Autorka wyruszając w trasę, wchodzi w świat alternatywny. Funkcjonujący równolegle do tego nam znanego, ale niemal przez nas niezauważany. Bije on rytmem cykli pogody, pór roku, w dużej mierze poza ramami czasu. Opiera się na detalach, drobnych sygnałach, miejscach, które mało kogo interesują. Jest bardzo blisko zwierząt i przyrody.
Wsunięcie się w ten świat ma w sobie coś pierwotnego. Nie każdy jest w stanie lub chce ten stan udźwignąć. Zgoda na wyzbycie się komfortu i wymknięcie się z zasad określających znaną nam rzeczywistość potrafi jednak wprowadzić wędrowca w stan zupełnie unikalny. Niesie bowiem ze sobą pradawne poczucie całkowitej swobody, które w dzisiejszym, bardzo sformalizowanym świecie, jest dostępne dla bardzo niewielu.
Kto raz dostąpi tego odczucia, będzie go szukał ponownie. Dotarcie do fizycznego celu nie może więc nieść spełnienia i satysfakcji, jest bowiem równoznaczne z powrotem do znormalizowanego trybu życia. W tego typu wędrówce kryje się więc zawsze pytanie, co zrobić, gdy dotrzesz do końca. Jak odnaleźć się w poczuciu straty, które rodzi się wraz z postawieniem ostatniego kroku na szlaku.

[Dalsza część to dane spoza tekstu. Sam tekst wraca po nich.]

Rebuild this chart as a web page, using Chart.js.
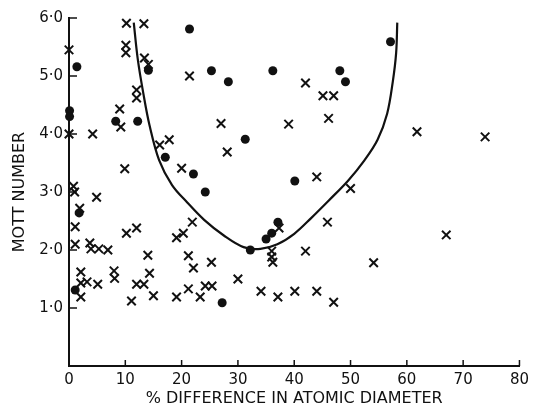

„Lato w Hiszpanii” jest więc niezwykle szczerą, intymną opowieść o tym, że podróżowanie ma mnóstwo odcieni i mieści w sobie skrajne emocje. Od zachwytów i czystej radości, po żal, ból, zniechęcenie i tęsknotę. Książka Katarzyny Nizinkiewicz jest w dzisiejszym świecie, zdominowanym przez uproszczone widzenie świata promowane przez media społecznościowe, pozycją nie tylko odświeżającą, ale też bardzo cenną. Skłaniającą do tego, by skruszyć swoje zastałe, zesztywniałe wyobrażanie o podróżowaniu i całym życiu.